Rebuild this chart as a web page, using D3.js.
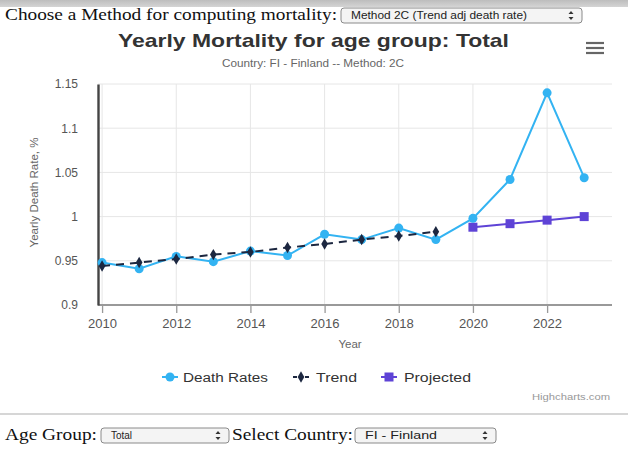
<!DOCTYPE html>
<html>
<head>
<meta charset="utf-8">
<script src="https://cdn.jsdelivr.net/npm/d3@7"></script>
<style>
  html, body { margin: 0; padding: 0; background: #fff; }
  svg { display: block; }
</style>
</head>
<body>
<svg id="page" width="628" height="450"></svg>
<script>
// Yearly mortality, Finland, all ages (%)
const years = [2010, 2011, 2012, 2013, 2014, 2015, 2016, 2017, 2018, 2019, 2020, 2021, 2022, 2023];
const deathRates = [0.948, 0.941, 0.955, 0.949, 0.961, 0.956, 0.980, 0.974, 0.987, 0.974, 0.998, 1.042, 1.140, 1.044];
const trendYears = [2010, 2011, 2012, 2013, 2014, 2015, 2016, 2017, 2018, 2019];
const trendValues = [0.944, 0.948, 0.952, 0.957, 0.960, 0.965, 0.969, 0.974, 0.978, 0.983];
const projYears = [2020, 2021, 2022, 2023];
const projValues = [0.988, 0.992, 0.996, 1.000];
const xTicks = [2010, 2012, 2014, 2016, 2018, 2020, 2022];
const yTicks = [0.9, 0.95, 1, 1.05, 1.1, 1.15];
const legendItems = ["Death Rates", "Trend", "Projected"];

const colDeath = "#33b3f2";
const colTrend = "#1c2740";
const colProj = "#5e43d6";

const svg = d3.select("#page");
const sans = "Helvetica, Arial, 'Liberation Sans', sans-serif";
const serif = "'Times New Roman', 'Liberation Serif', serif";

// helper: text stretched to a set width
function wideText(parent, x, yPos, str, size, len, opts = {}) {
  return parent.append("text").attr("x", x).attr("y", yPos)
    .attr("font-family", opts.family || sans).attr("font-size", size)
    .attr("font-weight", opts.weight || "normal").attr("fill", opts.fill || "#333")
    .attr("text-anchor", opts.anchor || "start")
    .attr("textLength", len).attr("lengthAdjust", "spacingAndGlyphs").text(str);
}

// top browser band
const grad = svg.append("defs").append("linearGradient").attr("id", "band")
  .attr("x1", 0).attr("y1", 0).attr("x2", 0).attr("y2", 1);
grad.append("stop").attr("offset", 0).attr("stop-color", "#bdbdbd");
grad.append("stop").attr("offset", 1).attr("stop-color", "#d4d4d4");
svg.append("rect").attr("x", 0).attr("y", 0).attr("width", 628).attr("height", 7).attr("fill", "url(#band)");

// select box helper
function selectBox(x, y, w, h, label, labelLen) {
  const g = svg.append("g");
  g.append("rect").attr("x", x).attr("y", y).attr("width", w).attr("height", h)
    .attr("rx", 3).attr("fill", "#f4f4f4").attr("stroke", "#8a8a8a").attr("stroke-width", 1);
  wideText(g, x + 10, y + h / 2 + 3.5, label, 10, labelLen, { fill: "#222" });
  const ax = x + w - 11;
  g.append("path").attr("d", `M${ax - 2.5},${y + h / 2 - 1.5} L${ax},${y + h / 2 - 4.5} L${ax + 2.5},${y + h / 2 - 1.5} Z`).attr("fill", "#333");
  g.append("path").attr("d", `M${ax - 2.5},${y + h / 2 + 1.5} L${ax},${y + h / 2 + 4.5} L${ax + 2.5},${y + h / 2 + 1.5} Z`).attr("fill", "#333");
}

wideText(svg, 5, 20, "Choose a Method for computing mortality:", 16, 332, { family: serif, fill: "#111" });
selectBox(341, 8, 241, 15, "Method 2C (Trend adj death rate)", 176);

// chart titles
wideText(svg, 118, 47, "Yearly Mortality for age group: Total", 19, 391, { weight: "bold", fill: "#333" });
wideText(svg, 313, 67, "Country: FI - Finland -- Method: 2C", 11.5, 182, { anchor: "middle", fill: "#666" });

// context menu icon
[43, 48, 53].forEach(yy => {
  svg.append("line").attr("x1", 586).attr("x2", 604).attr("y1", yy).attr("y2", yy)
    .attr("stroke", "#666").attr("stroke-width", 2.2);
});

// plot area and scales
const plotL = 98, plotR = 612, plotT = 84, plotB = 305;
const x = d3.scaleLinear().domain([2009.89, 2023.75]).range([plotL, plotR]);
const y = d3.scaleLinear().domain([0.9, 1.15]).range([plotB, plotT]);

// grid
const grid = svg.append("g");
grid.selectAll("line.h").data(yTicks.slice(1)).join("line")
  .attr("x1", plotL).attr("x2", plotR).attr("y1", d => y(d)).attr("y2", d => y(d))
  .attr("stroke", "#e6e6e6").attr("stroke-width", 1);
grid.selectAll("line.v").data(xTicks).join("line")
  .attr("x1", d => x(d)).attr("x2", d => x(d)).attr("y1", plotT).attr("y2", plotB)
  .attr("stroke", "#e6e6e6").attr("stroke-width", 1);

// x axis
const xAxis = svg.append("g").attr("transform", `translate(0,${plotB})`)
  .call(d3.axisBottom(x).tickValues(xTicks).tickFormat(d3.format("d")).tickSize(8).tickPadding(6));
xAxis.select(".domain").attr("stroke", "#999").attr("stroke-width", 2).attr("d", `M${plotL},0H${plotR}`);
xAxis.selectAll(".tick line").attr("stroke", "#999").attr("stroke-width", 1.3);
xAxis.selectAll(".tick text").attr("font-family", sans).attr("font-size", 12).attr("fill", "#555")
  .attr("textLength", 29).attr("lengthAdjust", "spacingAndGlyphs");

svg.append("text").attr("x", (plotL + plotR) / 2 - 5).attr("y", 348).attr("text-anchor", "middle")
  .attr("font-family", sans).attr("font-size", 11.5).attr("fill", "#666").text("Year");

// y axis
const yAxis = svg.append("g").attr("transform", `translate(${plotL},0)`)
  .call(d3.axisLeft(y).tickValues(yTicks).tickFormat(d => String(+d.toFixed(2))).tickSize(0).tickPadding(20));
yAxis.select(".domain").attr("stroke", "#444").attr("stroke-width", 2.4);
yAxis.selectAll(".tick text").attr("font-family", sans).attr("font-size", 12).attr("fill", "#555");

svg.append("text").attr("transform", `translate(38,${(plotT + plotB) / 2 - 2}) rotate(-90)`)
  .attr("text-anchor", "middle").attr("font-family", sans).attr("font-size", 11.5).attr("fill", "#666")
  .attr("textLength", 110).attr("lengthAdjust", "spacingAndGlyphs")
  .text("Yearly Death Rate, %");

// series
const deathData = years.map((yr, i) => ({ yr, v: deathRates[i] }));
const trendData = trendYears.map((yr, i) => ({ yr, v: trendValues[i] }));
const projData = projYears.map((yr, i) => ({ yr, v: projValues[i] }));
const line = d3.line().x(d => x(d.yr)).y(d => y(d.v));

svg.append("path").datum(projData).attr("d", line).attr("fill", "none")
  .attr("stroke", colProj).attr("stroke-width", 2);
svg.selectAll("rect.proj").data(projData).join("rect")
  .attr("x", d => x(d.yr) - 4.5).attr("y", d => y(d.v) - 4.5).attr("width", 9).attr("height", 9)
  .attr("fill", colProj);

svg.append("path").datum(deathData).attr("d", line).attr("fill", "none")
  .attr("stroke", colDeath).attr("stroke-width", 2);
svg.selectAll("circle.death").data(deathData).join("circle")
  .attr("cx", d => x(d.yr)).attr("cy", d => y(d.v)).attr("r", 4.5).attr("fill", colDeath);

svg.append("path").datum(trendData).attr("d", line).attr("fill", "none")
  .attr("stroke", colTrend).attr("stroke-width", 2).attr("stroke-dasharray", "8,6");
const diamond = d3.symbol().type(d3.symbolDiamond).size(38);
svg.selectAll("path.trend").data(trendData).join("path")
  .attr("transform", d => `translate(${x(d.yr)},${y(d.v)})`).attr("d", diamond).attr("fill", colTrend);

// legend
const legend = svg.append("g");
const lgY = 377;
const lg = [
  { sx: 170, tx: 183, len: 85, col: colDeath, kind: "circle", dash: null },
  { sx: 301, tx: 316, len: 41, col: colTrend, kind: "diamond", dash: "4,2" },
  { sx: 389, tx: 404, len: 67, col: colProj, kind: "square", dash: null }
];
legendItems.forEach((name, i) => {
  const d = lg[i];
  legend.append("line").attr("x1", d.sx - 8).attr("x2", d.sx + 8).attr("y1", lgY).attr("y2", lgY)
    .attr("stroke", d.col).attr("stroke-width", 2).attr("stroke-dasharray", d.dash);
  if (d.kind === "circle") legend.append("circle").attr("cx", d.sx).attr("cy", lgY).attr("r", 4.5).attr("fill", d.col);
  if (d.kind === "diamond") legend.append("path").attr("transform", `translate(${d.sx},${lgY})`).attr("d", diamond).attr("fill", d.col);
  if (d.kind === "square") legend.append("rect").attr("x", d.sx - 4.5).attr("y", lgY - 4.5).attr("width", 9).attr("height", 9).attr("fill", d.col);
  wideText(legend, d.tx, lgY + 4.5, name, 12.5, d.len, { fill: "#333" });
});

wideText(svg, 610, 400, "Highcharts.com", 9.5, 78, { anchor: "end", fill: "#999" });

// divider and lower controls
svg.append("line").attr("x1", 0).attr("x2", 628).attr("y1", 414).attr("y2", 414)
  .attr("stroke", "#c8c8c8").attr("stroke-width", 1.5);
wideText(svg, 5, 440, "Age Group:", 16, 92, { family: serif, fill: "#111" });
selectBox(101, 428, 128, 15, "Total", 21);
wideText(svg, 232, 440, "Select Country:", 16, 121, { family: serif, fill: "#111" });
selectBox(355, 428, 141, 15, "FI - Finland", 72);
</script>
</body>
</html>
====================
§ Goal
Track down the lines that include the word "page" and copy them.

§ Solved exercise
Rebuild this chart as a web page, using D3.js.
<svg id="page" width="628" height="450"></svg>
const svg = d3.select("#page");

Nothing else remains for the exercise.